• [What the exercise asks] Give the data below again exactly as it stands. Omit the pictures.

• [Information shown]
--- begin ---

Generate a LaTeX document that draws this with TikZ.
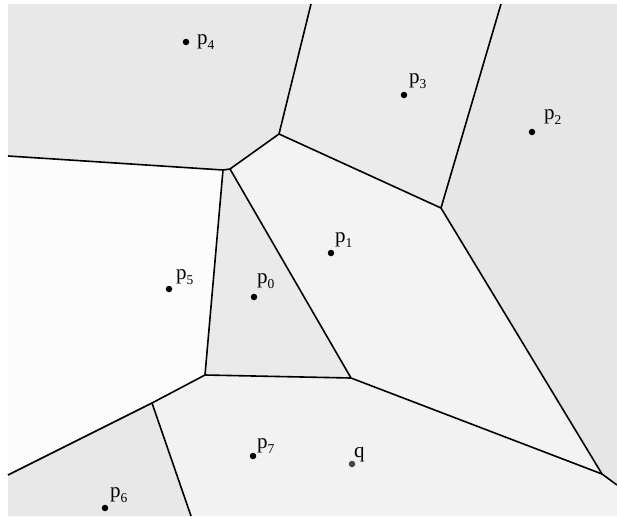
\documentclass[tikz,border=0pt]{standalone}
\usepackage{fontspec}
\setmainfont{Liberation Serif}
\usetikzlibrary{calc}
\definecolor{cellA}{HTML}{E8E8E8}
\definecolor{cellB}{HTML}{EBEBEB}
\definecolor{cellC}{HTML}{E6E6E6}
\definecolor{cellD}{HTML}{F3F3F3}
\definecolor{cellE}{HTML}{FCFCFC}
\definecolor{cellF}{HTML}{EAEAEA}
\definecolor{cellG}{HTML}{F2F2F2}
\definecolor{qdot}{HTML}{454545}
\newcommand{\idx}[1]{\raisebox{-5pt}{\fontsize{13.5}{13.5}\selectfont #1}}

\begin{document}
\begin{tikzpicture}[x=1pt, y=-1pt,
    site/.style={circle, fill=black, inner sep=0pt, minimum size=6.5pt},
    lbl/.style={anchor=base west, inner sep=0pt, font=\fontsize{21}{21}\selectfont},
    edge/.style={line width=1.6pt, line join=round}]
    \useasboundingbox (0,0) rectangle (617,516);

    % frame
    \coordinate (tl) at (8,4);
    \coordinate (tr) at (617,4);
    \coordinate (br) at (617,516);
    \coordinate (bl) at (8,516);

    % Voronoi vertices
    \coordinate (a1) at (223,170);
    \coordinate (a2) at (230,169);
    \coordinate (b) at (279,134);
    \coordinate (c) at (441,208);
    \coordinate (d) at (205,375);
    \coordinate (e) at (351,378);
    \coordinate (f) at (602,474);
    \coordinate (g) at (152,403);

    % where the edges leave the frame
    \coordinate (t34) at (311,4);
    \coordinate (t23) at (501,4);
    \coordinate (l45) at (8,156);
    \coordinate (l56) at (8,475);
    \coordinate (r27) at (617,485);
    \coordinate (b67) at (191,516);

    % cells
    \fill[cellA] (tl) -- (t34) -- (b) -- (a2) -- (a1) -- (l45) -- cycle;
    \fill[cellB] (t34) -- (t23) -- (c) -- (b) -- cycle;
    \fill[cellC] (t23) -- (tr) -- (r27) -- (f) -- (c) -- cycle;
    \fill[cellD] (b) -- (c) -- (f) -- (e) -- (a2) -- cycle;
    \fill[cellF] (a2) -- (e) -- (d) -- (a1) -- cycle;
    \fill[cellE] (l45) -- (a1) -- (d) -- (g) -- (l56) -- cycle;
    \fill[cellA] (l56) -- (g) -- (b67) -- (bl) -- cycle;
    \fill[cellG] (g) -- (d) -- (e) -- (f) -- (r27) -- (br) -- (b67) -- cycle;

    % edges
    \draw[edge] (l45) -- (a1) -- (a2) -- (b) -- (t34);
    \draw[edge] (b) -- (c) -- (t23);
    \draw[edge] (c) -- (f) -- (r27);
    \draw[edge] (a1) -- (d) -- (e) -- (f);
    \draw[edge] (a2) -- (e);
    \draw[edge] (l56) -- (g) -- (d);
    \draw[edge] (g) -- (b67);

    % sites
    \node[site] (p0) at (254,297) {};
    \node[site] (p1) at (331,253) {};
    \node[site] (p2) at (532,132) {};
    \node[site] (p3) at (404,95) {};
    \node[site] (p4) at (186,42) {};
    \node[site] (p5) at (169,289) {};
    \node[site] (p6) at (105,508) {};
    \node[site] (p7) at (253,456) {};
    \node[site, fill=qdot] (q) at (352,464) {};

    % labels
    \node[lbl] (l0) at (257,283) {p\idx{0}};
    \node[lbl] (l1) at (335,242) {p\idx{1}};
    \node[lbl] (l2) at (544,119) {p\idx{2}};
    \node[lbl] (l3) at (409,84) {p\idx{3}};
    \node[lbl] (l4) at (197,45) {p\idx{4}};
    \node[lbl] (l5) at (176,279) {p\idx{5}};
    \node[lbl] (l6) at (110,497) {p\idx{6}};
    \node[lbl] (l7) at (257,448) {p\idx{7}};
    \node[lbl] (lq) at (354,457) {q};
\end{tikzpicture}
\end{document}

--- end ---

• [Correct output]
Generate a LaTeX document that draws this with TikZ.
\documentclass[tikz,border=0pt]{standalone}
\usepackage{fontspec}
\setmainfont{Liberation Serif}
\usetikzlibrary{calc}
\definecolor{cellA}{HTML}{E8E8E8}
\definecolor{cellB}{HTML}{EBEBEB}
\definecolor{cellC}{HTML}{E6E6E6}
\definecolor{cellD}{HTML}{F3F3F3}
\definecolor{cellE}{HTML}{FCFCFC}
\definecolor{cellF}{HTML}{EAEAEA}
\definecolor{cellG}{HTML}{F2F2F2}
\definecolor{qdot}{HTML}{454545}
\newcommand{\idx}[1]{\raisebox{-5pt}{\fontsize{13.5}{13.5}\selectfont #1}}

\begin{document}
\begin{tikzpicture}[x=1pt, y=-1pt,
    site/.style={circle, fill=black, inner sep=0pt, minimum size=6.5pt},
    lbl/.style={anchor=base west, inner sep=0pt, font=\fontsize{21}{21}\selectfont},
    edge/.style={line width=1.6pt, line join=round}]
    \useasboundingbox (0,0) rectangle (617,516);

    % frame
    \coordinate (tl) at (8,4);
    \coordinate (tr) at (617,4);
    \coordinate (br) at (617,516);
    \coordinate (bl) at (8,516);

    % Voronoi vertices
    \coordinate (a1) at (223,170);
    \coordinate (a2) at (230,169);
    \coordinate (b) at (279,134);
    \coordinate (c) at (441,208);
    \coordinate (d) at (205,375);
    \coordinate (e) at (351,378);
    \coordinate (f) at (602,474);
    \coordinate (g) at (152,403);

    % where the edges leave the frame
    \coordinate (t34) at (311,4);
    \coordinate (t23) at (501,4);
    \coordinate (l45) at (8,156);
    \coordinate (l56) at (8,475);
    \coordinate (r27) at (617,485);
    \coordinate (b67) at (191,516);

    % cells
    \fill[cellA] (tl) -- (t34) -- (b) -- (a2) -- (a1) -- (l45) -- cycle;
    \fill[cellB] (t34) -- (t23) -- (c) -- (b) -- cycle;
    \fill[cellC] (t23) -- (tr) -- (r27) -- (f) -- (c) -- cycle;
    \fill[cellD] (b) -- (c) -- (f) -- (e) -- (a2) -- cycle;
    \fill[cellF] (a2) -- (e) -- (d) -- (a1) -- cycle;
    \fill[cellE] (l45) -- (a1) -- (d) -- (g) -- (l56) -- cycle;
    \fill[cellA] (l56) -- (g) -- (b67) -- (bl) -- cycle;
    \fill[cellG] (g) -- (d) -- (e) -- (f) -- (r27) -- (br) -- (b67) -- cycle;

    % edges
    \draw[edge] (l45) -- (a1) -- (a2) -- (b) -- (t34);
    \draw[edge] (b) -- (c) -- (t23);
    \draw[edge] (c) -- (f) -- (r27);
    \draw[edge] (a1) -- (d) -- (e) -- (f);
    \draw[edge] (a2) -- (e);
    \draw[edge] (l56) -- (g) -- (d);
    \draw[edge] (g) -- (b67);

    % sites
    \node[site] (p0) at (254,297) {};
    \node[site] (p1) at (331,253) {};
    \node[site] (p2) at (532,132) {};
    \node[site] (p3) at (404,95) {};
    \node[site] (p4) at (186,42) {};
    \node[site] (p5) at (169,289) {};
    \node[site] (p6) at (105,508) {};
    \node[site] (p7) at (253,456) {};
    \node[site, fill=qdot] (q) at (352,464) {};

    % labels
    \node[lbl] (l0) at (257,283) {p\idx{0}};
    \node[lbl] (l1) at (335,242) {p\idx{1}};
    \node[lbl] (l2) at (544,119) {p\idx{2}};
    \node[lbl] (l3) at (409,84) {p\idx{3}};
    \node[lbl] (l4) at (197,45) {p\idx{4}};
    \node[lbl] (l5) at (176,279) {p\idx{5}};
    \node[lbl] (l6) at (110,497) {p\idx{6}};
    \node[lbl] (l7) at (257,448) {p\idx{7}};
    \node[lbl] (lq) at (354,457) {q};
\end{tikzpicture}
\end{document}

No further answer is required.